Measuring ‘Well-Governed’ Migration: The IOM’s Migration Governance Indicators

The International Organization for Migration: The New ‘UN Migration Agency’ in Critical Perspective

Edited by Martin Geiger and Antoine Pécoud

Palgrave Macmillan, International Political Economy Series

This chapter examines how the International Organization for Migration (IOM) intervenes in global migration governance through the production of knowledge and the deployment of technical expertise. It analyses the IOM’s Migration Governance Indicators, a migration governance benchmarking metric created to define well-governed migration, evaluate institutional capacity to manage migration and monitor state progress towards the implementation of the migration-related targets contained in the 2030 Sustainable Development Goals.

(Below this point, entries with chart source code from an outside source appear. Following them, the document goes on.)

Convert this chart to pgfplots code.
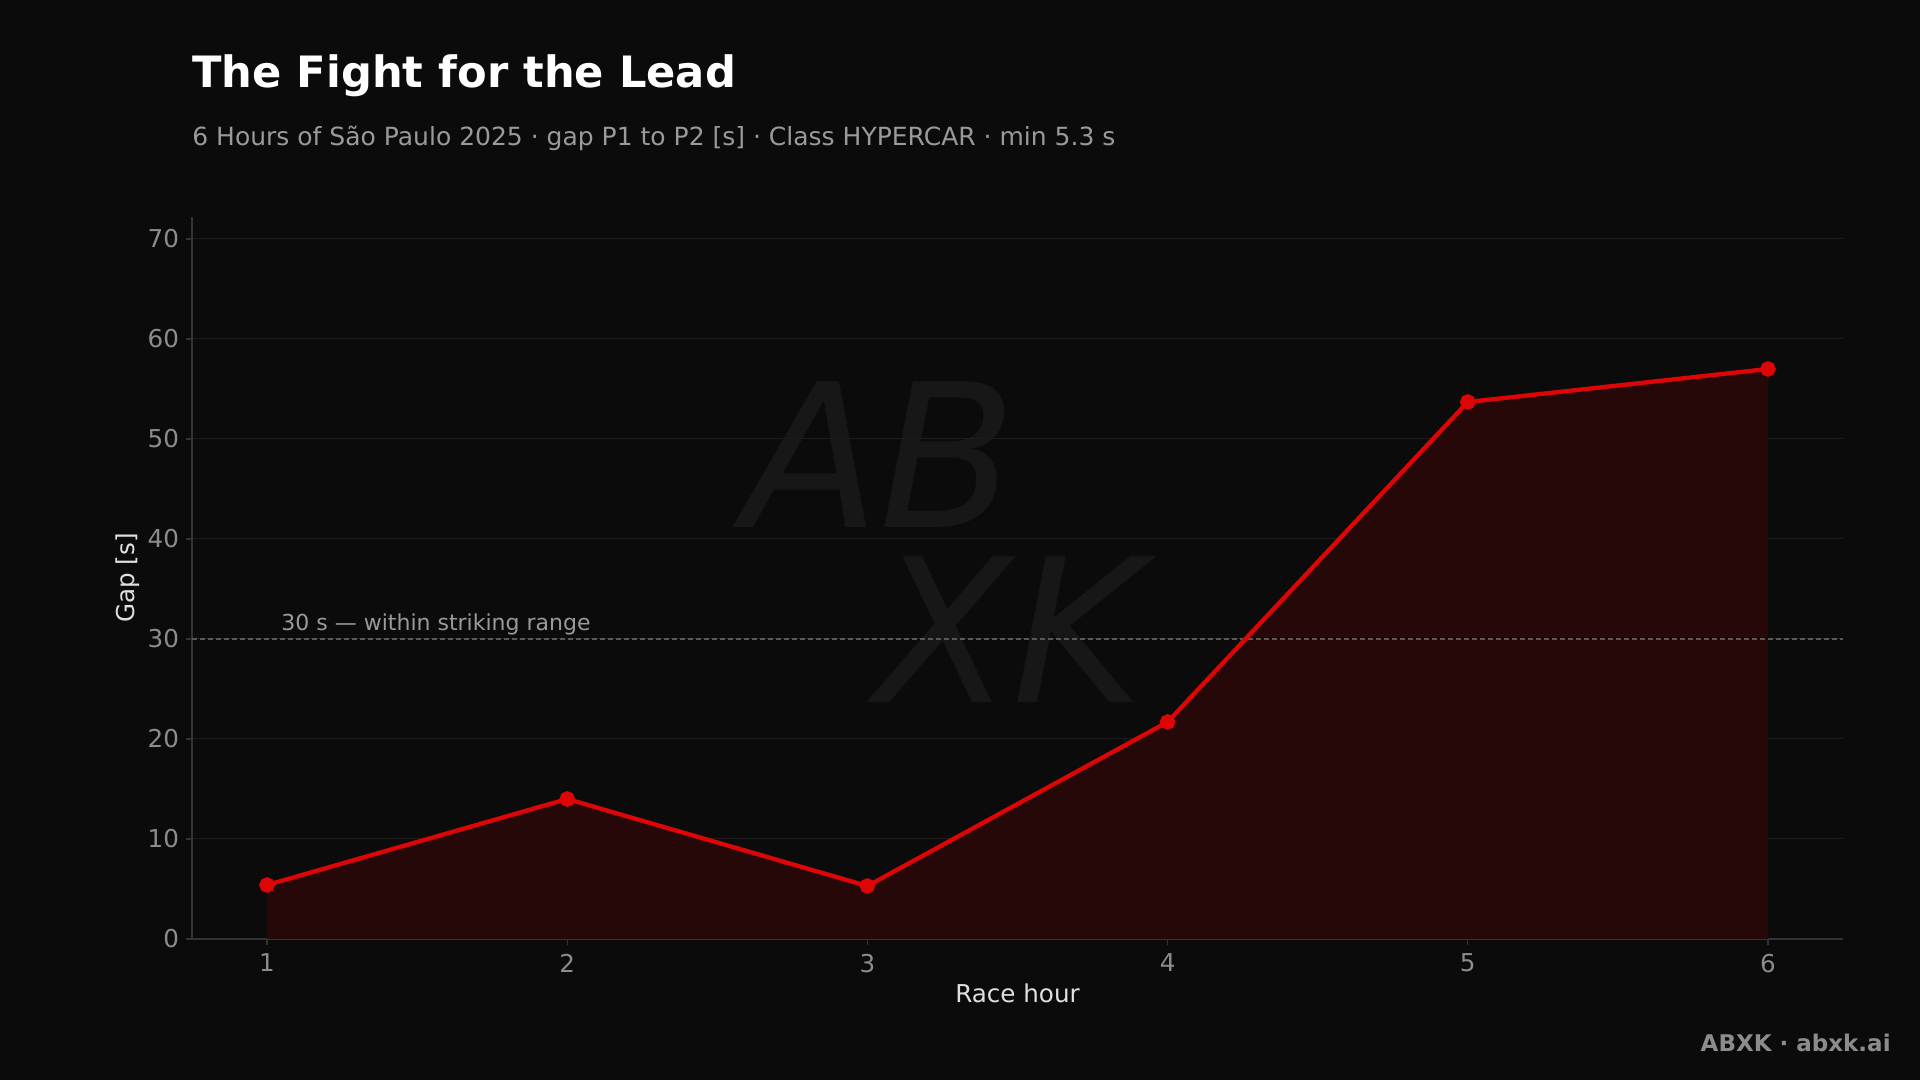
\documentclass[border=0pt]{standalone}
\usepackage{fontspec}
\setmainfont{DejaVu Sans}
\usepackage{pgfplots}
\pgfplotsset{compat=1.18}

\definecolor{bg}{HTML}{0B0B0B}
\definecolor{racered}{HTML}{DD0505}
\definecolor{areared}{HTML}{260808}
\definecolor{gridc}{HTML}{1C1C1C}
\definecolor{spine}{HTML}{333333}
\definecolor{ticklab}{HTML}{8C8C8C}
\definecolor{subgray}{HTML}{9A9A9A}
\definecolor{wm}{HTML}{171717}

\pgfplotstableread{
hour gap
1 5.4
2 14.0
3 5.3
4 21.7
5 53.7
6 57.0
}\gapdata

\begin{document}
\begin{tikzpicture}
\fill[bg] (0,0) rectangle (960pt,540pt);
\useasboundingbox (0,0) rectangle (960pt,540pt);

% watermark
\node[wm, font=\fontsize{100}{100}\selectfont\itshape, anchor=south, inner sep=0] at (440pt,276pt) {AB};
\node[wm, font=\fontsize{100}{100}\selectfont\itshape, anchor=north, inner sep=0] at (505pt,262pt) {XK};

\begin{axis}[
  at={(96pt,70.5pt)}, anchor=south west,
  scale only axis, width=825.5pt, height=361pt,
  xmin=0.75, xmax=6.25, ymin=0, ymax=72.2,
  xtick={1,...,6}, ytick={0,10,...,70},
  axis x line*=bottom, axis y line*=left,
  axis line style={spine, line width=0.6pt},
  x axis line style={-}, y axis line style={-},
  tick style={spine, line width=0.6pt},
  tick align=outside, major tick length=3pt,
  ymajorgrids, grid style={gridc, line width=0.5pt},
  /pgf/number format/assume math mode=true,
  tick label style={ticklab, font=\fontsize{12.3}{14}\selectfont},
  xticklabel style={yshift=-1pt},
  label style={white!88!black, font=\fontsize{12.3}{14}\selectfont},
  xlabel={Race hour}, ylabel={Gap [s]},
  xlabel style={yshift=1.5pt},
  ylabel style={yshift=-3pt},
  clip=false,
]
\addplot[draw=none, fill=areared] table[x=hour, y=gap] {\gapdata} \closedcycle;
\addplot[gray!70!black, dashed, dash pattern=on 2.5pt off 1.5pt, line width=0.6pt] coordinates {(0.75,30) (6.25,30)};
\addplot[racered, line width=2.15pt, mark=*, mark size=2.8pt, mark options={solid}] table[x=hour, y=gap] {\gapdata};
\node[subgray, anchor=south west, font=\fontsize{11}{13}\selectfont, inner sep=1pt] at (axis cs:1.04,30.2) {30 s — within striking range};
\end{axis}

\node[anchor=base west, white, font=\fontsize{21.6}{26}\bfseries\selectfont, inner sep=0] at (96pt,496pt) {The Fight for the Lead};
\node[anchor=base west, subgray, font=\fontsize{12.5}{15}\selectfont, inner sep=0] at (96pt,467pt) {6 Hours of São Paulo 2025 · gap P1 to P2 [s] · Class HYPERCAR · min 5.3 s};
\node[anchor=base east, gray!90!white, font=\fontsize{11.5}{13}\bfseries\selectfont, inner sep=0] at (945.5pt,14pt) {ABXK · abxk.ai};
\end{tikzpicture}
\end{document}
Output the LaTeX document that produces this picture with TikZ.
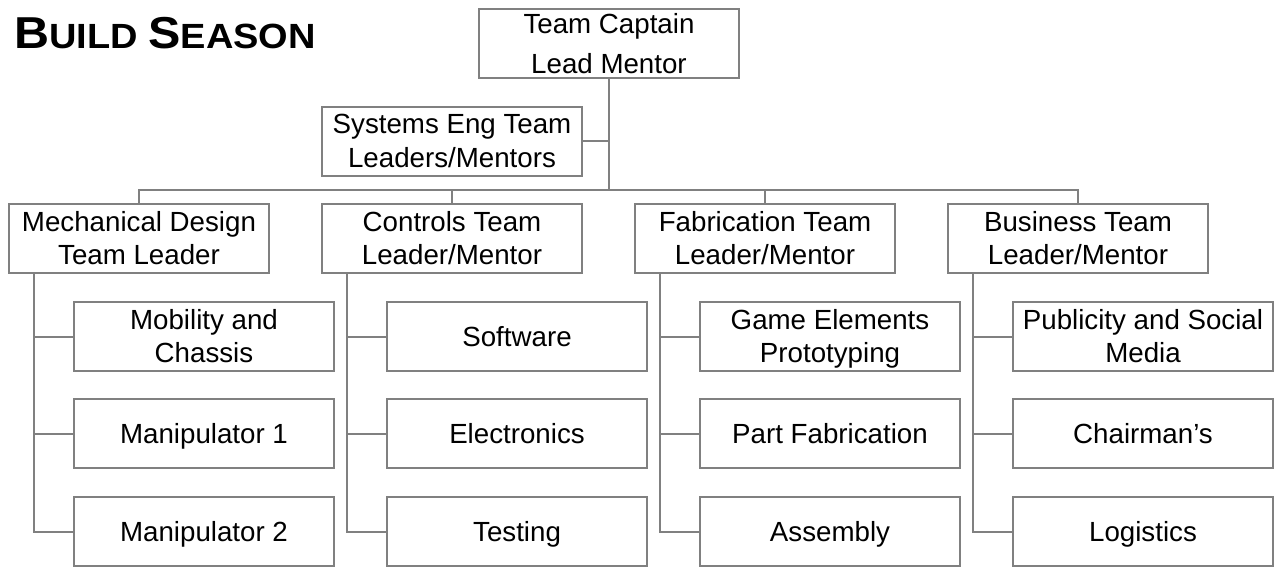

It argues that the Migration Governance Indicators translate the meaning of well-governed migration into material form and make it possible for the IOM to govern at a distance by issuing symbolic judgements regarding states’ institutional capacity to manage migration. While the IOM describes itself as a non-normative organisation acting in the service of states, the Migration Governance Indicators serve a social and political purpose.

Far from being politically impartial, the Migration Governance Indicators empower the IOM by consolidating its expert authority, enrolling various actors into the agenda of well-governed migration and legitimising its newfound institutional identity as the UN migration agency.